Get Ready to Rumble!
In case you missed the good news out of the mayor’s office a couple of weeks ago, she announced a new program to assist first-time, moderate- income buyers for paying the down payment on a home.
A collaboration between Wells Fargo Bank and NeighborhoodLIFTSM and CityLIFTSM, the program will provide $15,000 in down payment assistance to prospective homeowners that meet certain criteria. These include:
- Income guidelines – the combined income of everyone living in the home must not exceed no120 percent of the area median income. For details on this, see the chart at the CityLIFT website.
- Completion of a homebuyer education course.
- An executed purchase contract.
- The home must be located in Baltimore City.
This criteria pertains to only the first phase of the program, now underway. The second phase occurs in April of this year and it’s a bit more challenging.
Although you won’t need a purchase contract to apply for the grant, you must complete the education class in time to close on a home within 90 days. What this means for buyers is that while attending eight hours of courses they must also find the home of their dreams – within three months.
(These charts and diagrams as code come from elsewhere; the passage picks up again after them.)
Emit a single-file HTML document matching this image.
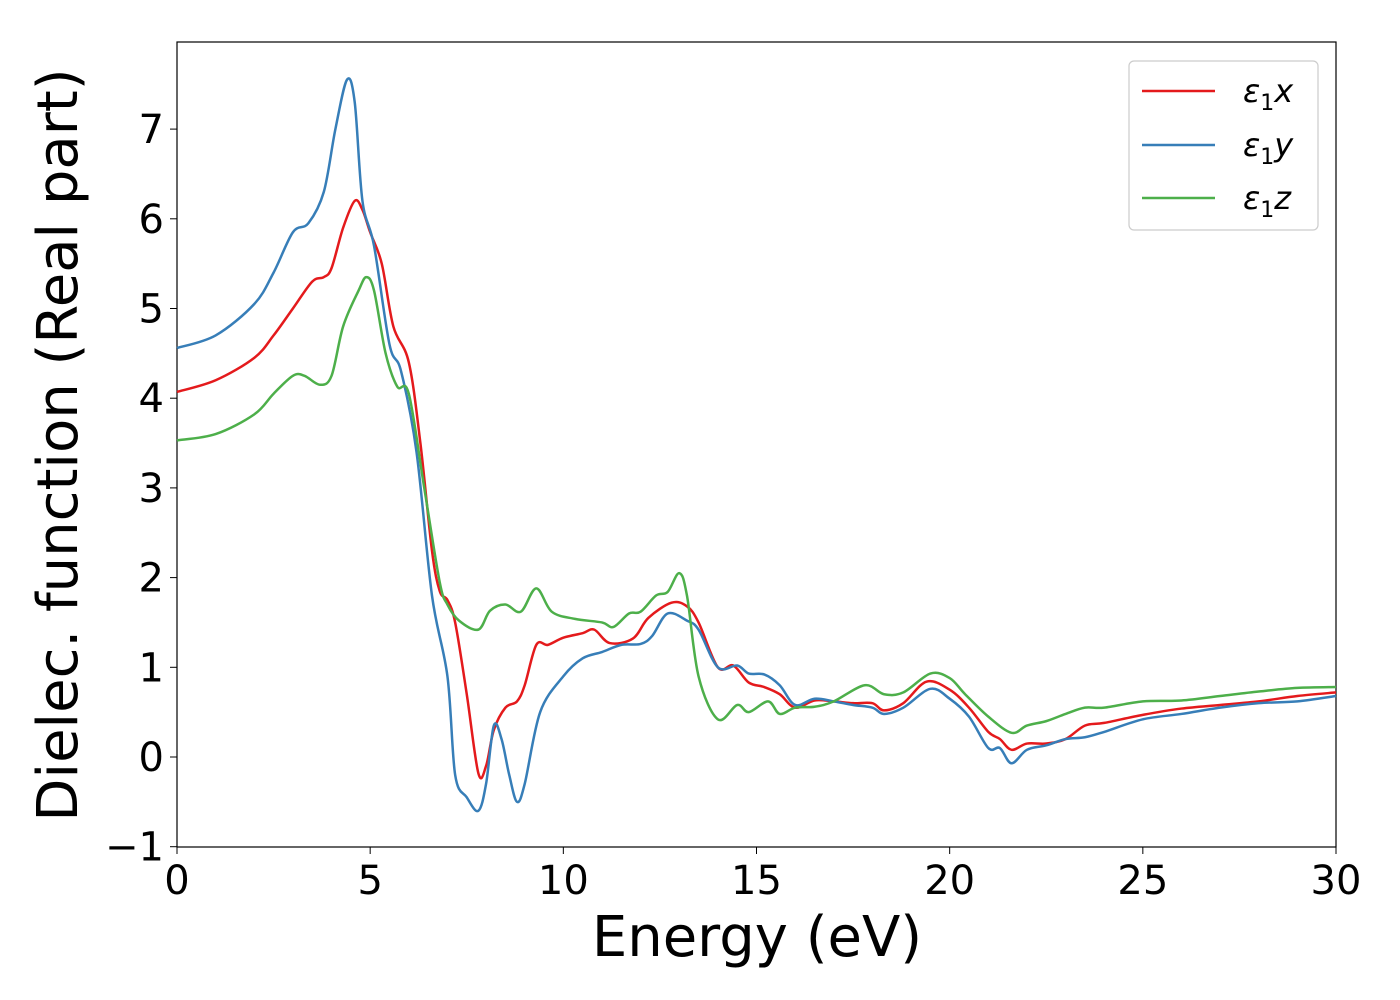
<!DOCTYPE html>
<html><head><meta charset="utf-8"><style>
html,body{margin:0;padding:0;background:#fff;}
svg{display:block;font-family:"DejaVu Sans","Liberation Sans",sans-serif;}
</style></head><body>
<svg id="chart" width="1400" height="1000">
<rect x="177" y="42" width="1159" height="805" fill="#fff" stroke="#000" stroke-width="1.2"/>
<g id="series"></g>
<g id="xticks"></g>
<g id="yticks"></g>
<text x="757" y="956" font-size="56" text-anchor="middle">Energy (eV)</text>
<text transform="translate(77,445) rotate(-90)" font-size="56" text-anchor="middle">Dielec. function (Real part)</text>
<g>
<rect x="1129" y="61" width="189" height="169" rx="5" fill="#fff" stroke="#ccc" stroke-width="1.2"/>
<line x1="1142" y1="91" x2="1215" y2="91" stroke="#e41a1c" stroke-width="2.5"/>
<text x="1243" y="102" font-size="32" font-style="italic">ε<tspan font-size="22" dy="8" font-style="normal">1</tspan><tspan dy="-8">x</tspan></text>
<line x1="1142" y1="145" x2="1215" y2="145" stroke="#377eb8" stroke-width="2.5"/>
<text x="1243" y="156" font-size="32" font-style="italic">ε<tspan font-size="22" dy="8" font-style="normal">1</tspan><tspan dy="-8">y</tspan></text>
<line x1="1142" y1="198" x2="1215" y2="198" stroke="#4daf4a" stroke-width="2.5"/>
<text x="1243" y="209" font-size="32" font-style="italic">ε<tspan font-size="22" dy="8" font-style="normal">1</tspan><tspan dy="-8">z</tspan></text>
</g>
</svg>
<script>
const xTickLabels=[0,5,10,15,20,25,30];
const yTickLabels=[-1,0,1,2,3,4,5,6,7];
const eX=[0,1,2,2.5,3,3.5,3.8,4,4.3,4.6,4.8,5,5.3,5.6,6,6.3,6.6,6.8,7,7.2,7.5,7.8,8,8.2,8.5,8.8,9,9.3,9.6,10,10.5,10.8,11.2,11.8,12.2,12.8,13.2,13.5,14,14.4,14.8,15.2,15.6,16,16.5,17,17.5,18,18.3,18.8,19.4,20,20.5,21,21.3,21.6,22,22.5,23,23.5,24,25,26,27,28,29,30];
const valX=[4.07,4.2,4.45,4.7,5.0,5.3,5.35,5.45,5.9,6.2,6.1,5.85,5.5,4.8,4.4,3.5,2.3,1.85,1.75,1.5,0.7,-0.18,-0.1,0.3,0.55,0.62,0.8,1.25,1.25,1.33,1.38,1.42,1.27,1.32,1.55,1.72,1.68,1.5,1.0,1.02,0.83,0.78,0.7,0.55,0.63,0.62,0.6,0.6,0.52,0.6,0.84,0.75,0.55,0.28,0.2,0.08,0.15,0.15,0.2,0.35,0.38,0.47,0.54,0.58,0.62,0.68,0.72];
const eY=[0,1,2,2.5,3,3.4,3.8,4.1,4.4,4.6,4.8,5.1,5.5,5.8,6.2,6.6,7,7.2,7.5,7.8,8,8.2,8.4,8.6,8.8,9,9.4,10,10.5,11,11.5,12,12.3,12.7,13.2,13.5,14,14.5,14.8,15.2,15.6,16,16.5,17,17.5,18,18.3,18.8,19.5,20,20.5,21,21.3,21.6,22,22.5,23,23.5,24,25,26,27,28,29,30];
const valY=[4.56,4.7,5.05,5.4,5.85,5.95,6.3,7.0,7.55,7.3,6.2,5.7,4.6,4.3,3.4,1.8,0.9,-0.2,-0.45,-0.6,-0.3,0.35,0.2,-0.2,-0.5,-0.3,0.5,0.9,1.1,1.17,1.25,1.26,1.35,1.6,1.52,1.42,1.0,1.02,0.93,0.92,0.8,0.58,0.65,0.62,0.58,0.55,0.48,0.55,0.76,0.65,0.45,0.1,0.1,-0.07,0.08,0.13,0.2,0.22,0.28,0.42,0.48,0.55,0.6,0.62,0.68];
const eZ=[0,1,2,2.5,3,3.3,3.7,4,4.3,4.7,4.9,5.1,5.4,5.7,6,6.4,6.8,7,7.3,7.8,8.1,8.5,8.9,9.3,9.7,10.3,11,11.3,11.7,12,12.4,12.7,13,13.2,13.5,14,14.5,14.8,15.3,15.6,16,16.5,17,17.8,18.3,18.8,19.5,20,20.4,21,21.6,22,22.5,23,23.5,24,25,26,27,28,29,30];
const valZ=[3.53,3.6,3.82,4.05,4.25,4.25,4.15,4.25,4.8,5.2,5.35,5.2,4.5,4.13,4.05,3.0,1.95,1.7,1.52,1.42,1.63,1.7,1.62,1.88,1.62,1.54,1.5,1.45,1.6,1.62,1.8,1.84,2.05,1.8,0.9,0.42,0.58,0.5,0.62,0.48,0.55,0.56,0.62,0.8,0.7,0.72,0.93,0.88,0.7,0.45,0.27,0.35,0.4,0.48,0.55,0.55,0.62,0.63,0.68,0.73,0.77,0.78];

const NS="http://www.w3.org/2000/svg";
const xS=e=>177+e*(1159/30);
const yS=v=>757-v*89.7;
function pathFor(es,vs){
  const p=es.map((e,i)=>[xS(e),yS(vs[i])]);
  let d="M"+p[0][0]+","+p[0][1];
  for(let i=0;i<p.length-1;i++){
    const p0=p[Math.max(0,i-1)],p1=p[i],p2=p[i+1],p3=p[Math.min(p.length-1,i+2)];
    const c1=[p1[0]+(p2[0]-p0[0])/6,p1[1]+(p2[1]-p0[1])/6];
    const c2=[p2[0]-(p3[0]-p1[0])/6,p2[1]-(p3[1]-p1[1])/6];
    d+=" C"+c1+" "+c2+" "+p2;
  }
  return d;
}
const g=document.getElementById("series");
[[eX,valX,"#e41a1c","series-eps1-x"],[eY,valY,"#377eb8","series-eps1-y"],[eZ,valZ,"#4daf4a","series-eps1-z"]].forEach(s=>{
  const el=document.createElementNS(NS,"path");
  el.setAttribute("d",pathFor(s[0],s[1]));
  el.setAttribute("fill","none");el.setAttribute("stroke",s[2]);el.setAttribute("stroke-width","2.5");
  
  
  g.appendChild(el);
});
const xt=document.getElementById("xticks");
xTickLabels.forEach(v=>{
  const l=document.createElementNS(NS,"line");
  l.setAttribute("x1",xS(v));l.setAttribute("x2",xS(v));l.setAttribute("y1",847);l.setAttribute("y2",854);l.setAttribute("stroke","#000");
  
  
  xt.appendChild(l);
  const t=document.createElementNS(NS,"text");
  t.setAttribute("x",xS(v));t.setAttribute("y",894);t.setAttribute("font-size","40");t.setAttribute("text-anchor","middle");
  t.textContent=v;
  
  
  xt.appendChild(t);
});
const yt=document.getElementById("yticks");
yTickLabels.forEach(v=>{
  const l=document.createElementNS(NS,"line");
  l.setAttribute("x1",170);l.setAttribute("x2",177);l.setAttribute("y1",yS(v));l.setAttribute("y2",yS(v));l.setAttribute("stroke","#000");
  
  
  yt.appendChild(l);
  const t=document.createElementNS(NS,"text");
  t.setAttribute("x",164);t.setAttribute("y",yS(v)+14);t.setAttribute("font-size","40");t.setAttribute("text-anchor","end");
  t.textContent=v<0?"\u2212"+(-v):v;
  
  
  yt.appendChild(t);
});
</script>
</body></html>
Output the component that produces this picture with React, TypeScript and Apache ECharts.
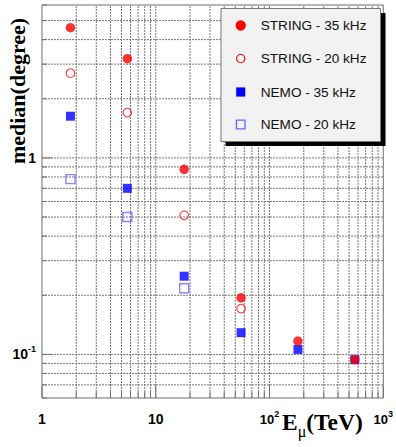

Of course that’s doable, in a slow market, but Baltimore’s housing market is heating up, especially in the lower price ranges. In fact, Baltimore has one of the country’s fastest growing housing markets, with sales and prices rising steadily.
The median sales price of a Baltimore City home in October 2011, for instance, was $96,800. By December, that number shot up to $120,000 and forecasters expect prices to continue to increase.
So, is mortgage giant Wells Fargo Bank involved in philanthropy out of the goodness of its heart? Not quite.
If you recall, Wells Fargo was hit with charges of discriminatory lending practices during the housing boom. While failing to admit any wrongdoing, Wells Fargo did agree to pay a $175 million dollar settlement, and some of this money found its way to Baltimore.
Regardless of how it came to be, several hundred Baltimoreans are going to have their homeownership dreams come true.